The new methods often neglects history. We cannot replay the history of the 20th century as if World War I never happened. Did a particular policy lead to a particular effect? Or was that effect due to some other cause?

No controlled experiment will ever be able to equal the historical lessons. To be useful, economists must work more closely with other social science disciplines. Conversely, social scientists in other disciplines should not leave the study of economic facts to economists. They must not flee when a number rears its head, or content themselves with saying that every statistic is a social construct, which of course is true but insufficient.

In the end, both responses are the same, because they abandon the terrain to others.

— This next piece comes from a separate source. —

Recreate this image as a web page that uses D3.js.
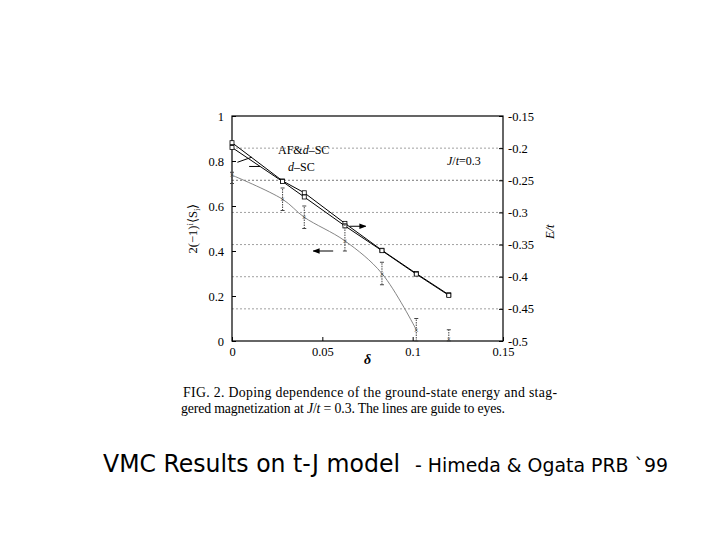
<!DOCTYPE html><html><head><meta charset="utf-8"><script src="https://d3js.org/d3.v7.min.js"></script>
<style>body{margin:0;background:#fff}</style></head><body><svg id="c" width="720" height="540"></svg>
<script>
const delta=[0,0.028,0.04,0.0625,0.083,0.102,0.12];
const eAF=[-0.1915,-0.251,-0.2694,-0.317,-0.3588,-0.395,-0.428];
const eSC=[-0.199,-0.252,-0.276,-0.321,-0.3595,-0.396,-0.429];
const mag=[0.737,0.63,0.55,0.445,0.30,0.05,0.01];
const magLo=[0.70,0.58,0.50,0.40,0.25,0.0,0.0];
const magHi=[0.75,0.68,0.60,0.52,0.35,0.10,0.05];
const xTicks=[0,0.05,0.1,0.15], yTicks=[0,0.2,0.4,0.6,0.8,1], eTicks=[-0.15,-0.2,-0.25,-0.3,-0.35,-0.4,-0.45,-0.5];
const svg=d3.select("#c");
const L=232,R=503,T=116,B=341;
const x=d3.scaleLinear().domain([0,0.15]).range([L,R]);
const y=d3.scaleLinear().domain([0,1]).range([B,T]);
const ye=d3.scaleLinear().domain([-0.5,-0.15]).range([B,T]);
const serif="Liberation Serif, Times New Roman, serif";
svg.append("g").selectAll("line").data(eTicks.slice(1,-1)).join("line")
 .attr("x1",L).attr("x2",R).attr("y1",d=>ye(d)).attr("y2",d=>ye(d))
 .attr("stroke",(d,i)=>i==1?"#555":"#888").attr("stroke-dasharray","2,2").attr("stroke-width",0.8);
svg.append("rect").attr("x",L).attr("y",T).attr("width",R-L).attr("height",B-T).attr("fill","none").attr("stroke","#000").attr("stroke-width",1.2);
const fmt=d=>String(d);
const ax=svg.append("g").attr("transform",`translate(0,${B})`).call(d3.axisBottom(x).tickValues(xTicks).tickFormat(fmt).tickSize(-4).tickPadding(6));
const ay=svg.append("g").attr("transform",`translate(${L},0)`).call(d3.axisLeft(y).tickValues(yTicks).tickFormat(fmt).tickSize(-4).tickPadding(8));
const ae=svg.append("g").attr("transform",`translate(${R},0)`).call(d3.axisRight(ye).tickValues(eTicks).tickFormat(fmt).tickSize(-4).tickPadding(5));
[ax,ay,ae].forEach(a=>{a.select(".domain").remove();a.selectAll("text").attr("font-family",serif).attr("font-size",12.5).attr("fill","#000");});
const le=d3.line().x((d,i)=>x(delta[i])).y(d=>ye(d));
[eAF,eSC].forEach(s=>{
 svg.append("path").attr("d",le(s)).attr("fill","none").attr("stroke","#000").attr("stroke-width",1);
 svg.append("g").selectAll("rect").data(s).join("rect").attr("x",(d,i)=>x(delta[i])-2).attr("y",d=>ye(d)-2).attr("width",4).attr("height",4).attr("fill","#fff").attr("stroke","#000").attr("stroke-width",0.8);
});
const lm=d3.line().curve(d3.curveCatmullRom).x((d,i)=>x(delta[i])).y(d=>y(d));
svg.append("path").attr("d",lm(mag.slice(0,6))).attr("fill","none").attr("stroke","#777").attr("stroke-width",0.9);
const g=svg.append("g");
delta.forEach((d,i)=>{
 const cx=x(d);
 g.append("line").attr("x1",cx).attr("x2",cx).attr("y1",y(magLo[i])).attr("y2",y(magHi[i])).attr("stroke","#444").attr("stroke-dasharray","1.5,1");
 [magLo[i],magHi[i]].forEach(v=>g.append("line").attr("x1",cx-2).attr("x2",cx+2).attr("y1",y(v)).attr("y2",y(v)).attr("stroke","#444"));
 g.append("text").attr("x",cx).attr("y",y(mag[i])+3).attr("text-anchor","middle").attr("font-size",8).attr("fill","#333").text("×");
});
svg.append("defs").append("marker").attr("id","ah").attr("viewBox","0 0 10 10").attr("refX",9).attr("refY",5).attr("markerWidth",7).attr("markerHeight",7).attr("orient","auto").append("path").attr("d","M0,1L10,5L0,9z");
svg.append("line").attr("x1",x(0.065)).attr("x2",x(0.074)).attr("y1",y(0.51)).attr("y2",y(0.51)).attr("stroke","#000").attr("marker-end","url(#ah)");
svg.append("line").attr("x1",x(0.056)).attr("x2",x(0.045)).attr("y1",y(0.4)).attr("y2",y(0.4)).attr("stroke","#000").attr("marker-end","url(#ah)");
svg.append("line").attr("x1",x(0.003)).attr("x2",x(0.011)).attr("y1",ye(-0.222)).attr("y2",ye(-0.214)).attr("stroke","#000");
svg.append("text").attr("x",278).attr("y",154).attr("font-family",serif).attr("font-size",12).html('AF&amp;<tspan font-style="italic">d</tspan>–SC');
svg.append("line").attr("x1",x(0.0095)).attr("x2",x(0.0155)).attr("y1",ye(-0.2285)).attr("y2",ye(-0.2285)).attr("stroke","#000");
svg.append("text").attr("x",288).attr("y",171).attr("font-family",serif).attr("font-size",12).html('<tspan font-style="italic">d</tspan>–SC');
svg.append("text").attr("x",447).attr("y",165).attr("font-family",serif).attr("font-size",12).html('<tspan font-style="italic">J</tspan>/<tspan font-style="italic">t</tspan>=0.3');
svg.append("text").attr("x",x(0.075)).attr("y",364).attr("text-anchor","middle").attr("font-family",serif).attr("font-size",14).attr("font-weight","bold").attr("font-style","italic").text("δ");
svg.append("text").attr("transform",`translate(197,${y(0.5)}) rotate(-90)`).attr("text-anchor","middle").attr("font-family",serif).attr("font-size",12.5).html('2(−1)<tspan dy="-4" font-size="9">i</tspan><tspan dy="4">⟨S</tspan><tspan dy="3" font-size="9">i</tspan><tspan dy="-3">⟩</tspan>');
svg.append("text").attr("transform",`translate(554,${ye(-0.33)}) rotate(-90)`).attr("text-anchor","middle").attr("font-family",serif).attr("font-size",12.5).attr("font-style","italic").text("E/t");
svg.append("text").attr("x",183).attr("y",397).attr("font-family",serif).attr("font-size",13.8).attr("textLength",374).attr("lengthAdjust","spacing").text("FIG. 2.  Doping dependence of the ground-state energy and stag-");
svg.append("text").attr("x",181).attr("y",413).attr("font-family",serif).attr("font-size",13.8).attr("textLength",324).attr("lengthAdjust","spacing").html('gered magnetization at <tspan font-style="italic">J</tspan>/<tspan font-style="italic">t</tspan> = 0.3. The lines are guide to eyes.');
svg.append("text").attr("x",103).attr("y",472).attr("font-family","DejaVu Sans, sans-serif").attr("font-size",24).attr("textLength",297).attr("lengthAdjust","spacingAndGlyphs").text("VMC Results on t-J model");
svg.append("text").attr("x",415).attr("y",472).attr("font-family","DejaVu Sans, sans-serif").attr("font-size",19).attr("textLength",253).attr("lengthAdjust","spacingAndGlyphs").text("- Himeda & Ogata PRB `99");
</script></body></html>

The Interests of the Least Well-Off

As long as the incomes of the various classes in society remain beyond the reach of scientific inquiry, there is no hope of producing a useful economic and social history. Le mouvement du profit en France au 19e siècle, Jean Bouvier, François Furet, and Marcel Gillet 1965

That French book is a good example of the “serial history” that flourished in France between 1930 and 1980, with its characteristic virtues and flaws. It shows the intellectual trajectory of François Furet and explains why his research program eventually died out.

Furet’s topic as a historian was “the incomes of the various classes of contemporary society.”

The book is rigorous, eschews all prejudgment, and seeks above all to collect data and establish facts. Yet this would be Furet’s first and last work in this realm.

Furet tried in vain to find any trace of the “incomes of the various classes of contemporary society” during the French Revolution because he turned against economic and social history of any kind.

This is a pity, since I believe it is possible to reconcile the different approaches.

Politics and ideas exist independently of economic and social evolutions. Marxist intellectuals denounced the laws from what they call the bourgeois institutions.

Yet the ups and downs of prices and wages, incomes and fortunes, help to shape political institutions which then create the ups and downs of prices and wages, incomes and fortunes.

It is possible to have an approach that is both=

  • economic and political
  • social and cultural
  • concerned with wages and wealth.

The bipolar confrontations from 1917–1989 as communism versus capitalism are now over. They sterilized instead of stimulating research on capital and inequality by historians, economists, and even philosophers.2

The premature death of serial history had technical reasons=

  • The material difficulty of collecting and processing large volumes of data in those days

  • there is often very little analysis of the relation between observed economic changes and the political and social history of the period under study. Instead, one gets a meticulous description of the sources and raw data, information that is more naturally presented nowadays in spreadsheets and online databases.

  • the research program petered out before it reached the 20th century.

In studying the 18th or 19th centuries, it is possible to think that the evolution of prices and wages, or incomes and wealth, obeys an autonomous economic logic having little or nothing to do with the logic of politics or culture.

When one studies the 20th century, however, such an illusion falls apart immediately. A quick glance at the curves describing income and wealth inequality or the capital/income ratio is enough to show that politics is ubiquitous and that economic and political changes are inextricably intertwined and must be studied together.

This forces one to study the state, taxes, and debt in concrete ways and to abandon simplistic and abstract notions of the economic infrastructure and political superstructure.

The principle of specialization is sound and surely makes it legitimate for some scholars to do research that does not depend on statistical series. There are a thousand and one ways to do social science, and accumulating data is not always indispensable or even (I concede) especially imaginative.

Yet it seems to me that all social scientists, all journalists and commentators, all activists in the unions and in politics of whatever stripe, and especially all citizens should take a serious interest in money, its measurement, the facts surrounding it, and its history.

Those who have a lot of it never fail to defend their interests. Refusing to deal with numbers rarely serves the interests of the least well-off.